I ask what prior authorization means, and she says that my doctor spoke directly, peer-to-peer, with someone at my insurance company about my patient history and weight and why the drug would benefit me. The nurse said that the file indicates prior authorization as the reason for my approval.
I ask why prior authorization didn’t happen last year, and she can’t give me a clear answer. She says my file indicated that my doctor tried multiple times last year to get me approved, and that I was still denied every time.
I don’t know for certain what the real difference is between my doctor’s failed attempts in June 2024 and his success in March 2025, but what I do know is that I was granted access to Zepbound after I paid a very large amount of money to become a member of a DPC clinic. My doctor, who did not have the time, energy or resources to battle with my insurance company as effectively last year, was able to get me approved this year after drastically reducing his patient load and charging extra money to patients who could afford to stay.
Most people do not have the privilege I have. I’m happy my doctor helped me, but this kind of help should be available to everyone, regardless of income.

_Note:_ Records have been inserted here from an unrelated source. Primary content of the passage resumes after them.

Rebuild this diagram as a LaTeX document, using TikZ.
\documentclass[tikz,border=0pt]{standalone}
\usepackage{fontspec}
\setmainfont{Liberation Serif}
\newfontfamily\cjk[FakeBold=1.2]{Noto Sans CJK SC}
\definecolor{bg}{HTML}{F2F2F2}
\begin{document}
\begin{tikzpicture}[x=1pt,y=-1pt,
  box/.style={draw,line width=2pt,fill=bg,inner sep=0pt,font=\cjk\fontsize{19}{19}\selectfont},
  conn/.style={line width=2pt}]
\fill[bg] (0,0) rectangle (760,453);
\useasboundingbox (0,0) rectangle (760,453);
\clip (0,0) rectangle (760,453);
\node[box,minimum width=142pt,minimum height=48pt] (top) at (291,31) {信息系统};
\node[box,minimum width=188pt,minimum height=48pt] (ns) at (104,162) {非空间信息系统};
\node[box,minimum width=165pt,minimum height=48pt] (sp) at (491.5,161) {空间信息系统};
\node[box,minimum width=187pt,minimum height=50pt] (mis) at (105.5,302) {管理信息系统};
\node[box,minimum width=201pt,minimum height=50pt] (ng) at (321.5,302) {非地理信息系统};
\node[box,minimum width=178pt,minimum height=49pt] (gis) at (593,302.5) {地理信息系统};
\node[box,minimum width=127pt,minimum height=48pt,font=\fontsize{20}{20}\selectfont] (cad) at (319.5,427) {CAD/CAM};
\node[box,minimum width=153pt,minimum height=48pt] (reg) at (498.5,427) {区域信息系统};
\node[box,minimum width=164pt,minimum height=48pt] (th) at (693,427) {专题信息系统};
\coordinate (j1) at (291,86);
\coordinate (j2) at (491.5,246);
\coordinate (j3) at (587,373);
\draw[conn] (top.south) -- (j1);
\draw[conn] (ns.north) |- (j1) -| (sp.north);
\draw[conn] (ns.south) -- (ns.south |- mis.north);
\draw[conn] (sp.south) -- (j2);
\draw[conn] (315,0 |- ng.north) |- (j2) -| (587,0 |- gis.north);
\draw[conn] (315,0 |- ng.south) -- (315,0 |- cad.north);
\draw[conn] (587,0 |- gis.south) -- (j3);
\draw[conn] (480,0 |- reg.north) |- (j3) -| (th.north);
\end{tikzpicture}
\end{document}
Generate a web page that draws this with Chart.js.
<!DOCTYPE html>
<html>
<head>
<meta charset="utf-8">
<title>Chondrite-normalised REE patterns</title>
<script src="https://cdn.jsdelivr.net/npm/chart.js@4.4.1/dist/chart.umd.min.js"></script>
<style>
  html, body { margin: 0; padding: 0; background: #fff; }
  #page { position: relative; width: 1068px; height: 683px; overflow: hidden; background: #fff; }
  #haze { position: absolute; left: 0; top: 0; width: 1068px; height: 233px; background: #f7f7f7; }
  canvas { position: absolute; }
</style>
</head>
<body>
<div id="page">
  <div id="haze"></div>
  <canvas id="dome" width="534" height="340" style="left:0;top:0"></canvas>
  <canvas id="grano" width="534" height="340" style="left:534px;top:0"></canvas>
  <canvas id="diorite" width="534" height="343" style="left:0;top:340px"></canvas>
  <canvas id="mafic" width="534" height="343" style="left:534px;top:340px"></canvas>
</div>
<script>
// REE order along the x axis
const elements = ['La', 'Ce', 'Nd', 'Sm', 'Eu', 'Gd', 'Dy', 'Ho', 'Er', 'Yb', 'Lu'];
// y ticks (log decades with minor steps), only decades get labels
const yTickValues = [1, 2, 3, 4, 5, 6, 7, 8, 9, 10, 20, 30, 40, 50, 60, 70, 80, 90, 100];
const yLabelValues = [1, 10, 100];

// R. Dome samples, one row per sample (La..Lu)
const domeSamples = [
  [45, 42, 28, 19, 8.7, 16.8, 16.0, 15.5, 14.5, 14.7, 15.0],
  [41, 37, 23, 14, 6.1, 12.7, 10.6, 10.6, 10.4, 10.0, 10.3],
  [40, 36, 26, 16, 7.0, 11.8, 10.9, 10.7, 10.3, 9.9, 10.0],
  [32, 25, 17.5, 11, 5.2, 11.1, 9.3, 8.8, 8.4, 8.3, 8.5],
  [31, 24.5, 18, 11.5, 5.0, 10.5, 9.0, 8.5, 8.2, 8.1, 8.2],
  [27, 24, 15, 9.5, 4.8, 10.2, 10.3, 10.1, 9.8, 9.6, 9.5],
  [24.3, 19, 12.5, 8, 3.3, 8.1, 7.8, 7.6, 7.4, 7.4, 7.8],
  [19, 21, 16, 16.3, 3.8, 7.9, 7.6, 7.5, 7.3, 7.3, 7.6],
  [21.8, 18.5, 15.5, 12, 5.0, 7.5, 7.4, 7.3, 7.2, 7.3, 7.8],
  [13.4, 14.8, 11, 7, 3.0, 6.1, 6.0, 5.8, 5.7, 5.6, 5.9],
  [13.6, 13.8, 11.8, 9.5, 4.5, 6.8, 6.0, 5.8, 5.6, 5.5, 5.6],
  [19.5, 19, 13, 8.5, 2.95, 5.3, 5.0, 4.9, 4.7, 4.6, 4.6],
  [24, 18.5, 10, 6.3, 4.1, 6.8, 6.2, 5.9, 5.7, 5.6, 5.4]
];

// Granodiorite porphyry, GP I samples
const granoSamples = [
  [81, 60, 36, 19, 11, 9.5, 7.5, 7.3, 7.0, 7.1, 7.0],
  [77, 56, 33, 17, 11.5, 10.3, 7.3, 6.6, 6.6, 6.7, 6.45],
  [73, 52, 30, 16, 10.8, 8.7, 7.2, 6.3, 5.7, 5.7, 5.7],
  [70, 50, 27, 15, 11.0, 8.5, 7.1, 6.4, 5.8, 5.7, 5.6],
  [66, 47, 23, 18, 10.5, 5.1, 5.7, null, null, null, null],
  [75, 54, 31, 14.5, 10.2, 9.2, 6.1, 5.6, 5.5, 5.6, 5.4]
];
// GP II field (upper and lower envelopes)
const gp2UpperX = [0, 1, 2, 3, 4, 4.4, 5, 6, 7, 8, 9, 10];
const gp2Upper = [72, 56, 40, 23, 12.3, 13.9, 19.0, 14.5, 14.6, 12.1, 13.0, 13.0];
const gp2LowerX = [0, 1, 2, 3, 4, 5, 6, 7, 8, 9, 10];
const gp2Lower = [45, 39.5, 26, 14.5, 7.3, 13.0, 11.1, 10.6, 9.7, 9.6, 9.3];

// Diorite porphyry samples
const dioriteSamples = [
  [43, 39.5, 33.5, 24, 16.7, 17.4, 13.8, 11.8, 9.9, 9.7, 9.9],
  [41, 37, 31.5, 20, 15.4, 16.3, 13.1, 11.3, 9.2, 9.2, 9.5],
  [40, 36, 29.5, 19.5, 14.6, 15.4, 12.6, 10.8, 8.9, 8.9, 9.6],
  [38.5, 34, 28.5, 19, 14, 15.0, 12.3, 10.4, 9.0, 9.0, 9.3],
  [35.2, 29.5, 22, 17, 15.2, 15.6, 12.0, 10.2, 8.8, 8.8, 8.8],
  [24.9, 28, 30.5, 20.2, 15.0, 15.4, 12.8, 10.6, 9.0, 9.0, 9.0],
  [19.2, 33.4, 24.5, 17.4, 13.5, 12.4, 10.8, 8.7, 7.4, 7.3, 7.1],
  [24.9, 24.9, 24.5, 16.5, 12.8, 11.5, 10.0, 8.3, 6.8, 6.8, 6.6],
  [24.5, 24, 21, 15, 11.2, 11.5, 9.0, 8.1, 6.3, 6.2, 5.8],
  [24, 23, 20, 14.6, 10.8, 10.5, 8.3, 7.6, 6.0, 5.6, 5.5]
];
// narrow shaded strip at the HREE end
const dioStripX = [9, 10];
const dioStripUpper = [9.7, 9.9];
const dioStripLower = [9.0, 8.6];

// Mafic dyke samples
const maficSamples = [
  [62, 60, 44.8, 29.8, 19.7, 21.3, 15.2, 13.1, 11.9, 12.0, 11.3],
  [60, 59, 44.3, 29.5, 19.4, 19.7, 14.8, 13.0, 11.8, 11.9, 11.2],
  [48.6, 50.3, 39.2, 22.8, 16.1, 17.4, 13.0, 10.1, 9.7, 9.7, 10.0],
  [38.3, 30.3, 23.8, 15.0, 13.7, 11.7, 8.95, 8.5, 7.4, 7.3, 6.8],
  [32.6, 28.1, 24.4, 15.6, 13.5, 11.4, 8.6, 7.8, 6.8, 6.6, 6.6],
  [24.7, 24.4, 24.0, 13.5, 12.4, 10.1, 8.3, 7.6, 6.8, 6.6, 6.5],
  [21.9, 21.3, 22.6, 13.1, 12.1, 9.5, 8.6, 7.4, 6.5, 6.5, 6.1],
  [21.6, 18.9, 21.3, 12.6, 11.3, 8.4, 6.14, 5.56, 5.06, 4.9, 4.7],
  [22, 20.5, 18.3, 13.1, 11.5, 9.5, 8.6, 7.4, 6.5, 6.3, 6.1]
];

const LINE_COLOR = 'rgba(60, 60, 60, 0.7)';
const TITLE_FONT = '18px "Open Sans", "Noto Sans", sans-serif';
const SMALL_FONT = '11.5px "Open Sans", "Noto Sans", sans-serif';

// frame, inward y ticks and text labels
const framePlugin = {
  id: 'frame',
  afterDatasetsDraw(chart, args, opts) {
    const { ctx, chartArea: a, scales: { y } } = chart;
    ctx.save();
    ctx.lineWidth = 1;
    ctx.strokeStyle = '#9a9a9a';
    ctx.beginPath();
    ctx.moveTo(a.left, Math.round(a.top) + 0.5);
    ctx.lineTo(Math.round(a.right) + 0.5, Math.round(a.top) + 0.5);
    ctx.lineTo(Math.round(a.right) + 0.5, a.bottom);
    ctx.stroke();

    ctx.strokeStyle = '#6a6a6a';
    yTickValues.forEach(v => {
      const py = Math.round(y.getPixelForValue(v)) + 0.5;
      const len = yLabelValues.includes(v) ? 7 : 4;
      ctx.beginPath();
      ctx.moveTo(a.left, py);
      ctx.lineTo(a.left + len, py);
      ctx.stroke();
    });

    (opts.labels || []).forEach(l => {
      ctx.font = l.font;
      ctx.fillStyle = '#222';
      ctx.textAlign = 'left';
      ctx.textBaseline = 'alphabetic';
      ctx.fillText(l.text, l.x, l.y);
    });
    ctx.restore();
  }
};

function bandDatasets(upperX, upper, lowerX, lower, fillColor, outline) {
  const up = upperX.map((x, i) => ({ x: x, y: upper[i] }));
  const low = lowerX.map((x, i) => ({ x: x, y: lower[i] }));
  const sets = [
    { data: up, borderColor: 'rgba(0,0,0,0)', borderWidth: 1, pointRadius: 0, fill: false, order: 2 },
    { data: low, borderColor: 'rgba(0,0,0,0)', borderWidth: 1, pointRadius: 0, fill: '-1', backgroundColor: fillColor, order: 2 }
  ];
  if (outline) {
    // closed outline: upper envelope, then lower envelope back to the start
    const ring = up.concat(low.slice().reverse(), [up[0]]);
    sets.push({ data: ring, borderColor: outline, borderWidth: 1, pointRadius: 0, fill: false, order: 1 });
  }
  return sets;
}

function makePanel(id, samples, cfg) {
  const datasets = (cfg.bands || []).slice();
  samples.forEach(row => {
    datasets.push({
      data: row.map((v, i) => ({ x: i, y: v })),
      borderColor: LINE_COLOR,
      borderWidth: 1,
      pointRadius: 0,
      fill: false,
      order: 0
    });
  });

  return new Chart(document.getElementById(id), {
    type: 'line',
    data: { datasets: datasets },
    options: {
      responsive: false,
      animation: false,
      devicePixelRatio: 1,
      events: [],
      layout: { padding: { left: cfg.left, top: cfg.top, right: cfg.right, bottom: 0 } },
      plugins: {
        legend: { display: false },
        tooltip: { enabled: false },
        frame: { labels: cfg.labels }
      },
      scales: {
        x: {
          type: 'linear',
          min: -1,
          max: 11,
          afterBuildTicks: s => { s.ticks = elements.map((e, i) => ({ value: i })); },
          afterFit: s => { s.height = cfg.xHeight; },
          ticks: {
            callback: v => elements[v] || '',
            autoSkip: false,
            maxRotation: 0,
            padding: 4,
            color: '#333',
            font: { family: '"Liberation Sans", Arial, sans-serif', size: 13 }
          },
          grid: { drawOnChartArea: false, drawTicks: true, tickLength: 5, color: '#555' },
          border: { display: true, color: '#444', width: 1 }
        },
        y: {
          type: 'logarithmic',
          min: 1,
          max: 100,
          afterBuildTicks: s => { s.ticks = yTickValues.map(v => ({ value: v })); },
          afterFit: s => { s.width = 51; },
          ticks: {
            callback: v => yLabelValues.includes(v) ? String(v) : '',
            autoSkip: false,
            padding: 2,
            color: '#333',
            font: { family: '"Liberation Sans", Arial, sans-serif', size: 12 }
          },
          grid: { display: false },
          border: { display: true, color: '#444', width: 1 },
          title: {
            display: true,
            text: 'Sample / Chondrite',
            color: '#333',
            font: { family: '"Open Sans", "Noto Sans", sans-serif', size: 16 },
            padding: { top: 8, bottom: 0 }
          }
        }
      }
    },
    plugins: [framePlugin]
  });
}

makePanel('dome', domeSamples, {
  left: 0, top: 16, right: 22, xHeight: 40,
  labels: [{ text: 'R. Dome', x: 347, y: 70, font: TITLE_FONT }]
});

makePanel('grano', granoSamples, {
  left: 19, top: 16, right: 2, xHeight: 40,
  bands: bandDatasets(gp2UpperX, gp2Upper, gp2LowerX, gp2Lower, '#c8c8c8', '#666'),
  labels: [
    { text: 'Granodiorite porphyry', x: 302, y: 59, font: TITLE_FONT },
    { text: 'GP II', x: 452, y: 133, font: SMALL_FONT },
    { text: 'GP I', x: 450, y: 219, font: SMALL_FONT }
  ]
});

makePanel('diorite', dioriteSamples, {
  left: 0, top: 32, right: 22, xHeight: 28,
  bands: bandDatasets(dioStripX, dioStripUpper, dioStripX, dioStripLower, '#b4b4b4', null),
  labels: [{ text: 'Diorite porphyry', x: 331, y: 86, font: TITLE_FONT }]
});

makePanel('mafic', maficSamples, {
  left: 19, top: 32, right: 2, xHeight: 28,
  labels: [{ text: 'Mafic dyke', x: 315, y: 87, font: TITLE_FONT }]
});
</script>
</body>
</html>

Unfortunately, with the passing of the Big Beautiful Bill on July 3, 2025, it seems that things are only going to get worse for people who already struggle to get what they need. The vast majority of people do not have extra money to spend on private healthcare outside of what they already pay for health insurance coverage — and it’s looking as though many will be without even the most basic health insurance coverage very soon.
I want to share this story because it’s been weighing heavily on my mind. I want people to know how much of a game changer Zepbound is, and also how difficult it is to get help and resources that should be accessible to everyone. I want to show that even people who are absolutely, obviously eligible for help can often only get it if they jump through hoops and have money to spare.
More specifically, I want to share and emphasize the term “prior authorization.” It’s a term I’ve heard many times before, but I never really knew what it meant. Based on my recent experiences, it seems to me that this term could be a missing puzzle piece for a lot of people in need.
When a doctor prescribes a medication and sends it to the pharmacy, the patient’s insurance company will either approve it or deny it. If they deny it, there is an opening for prior authorization. Once denied, a person’s doctor can speak with the insurance company directly and advocate for their client, which can truly make all the difference.
If nothing else comes from this, I hope everybody reading my story can remember the term ‘prior authorization’ and use it with their doctor next time they are denied by their insurance company.
Hopefully, their doctor has the time to make a phone call.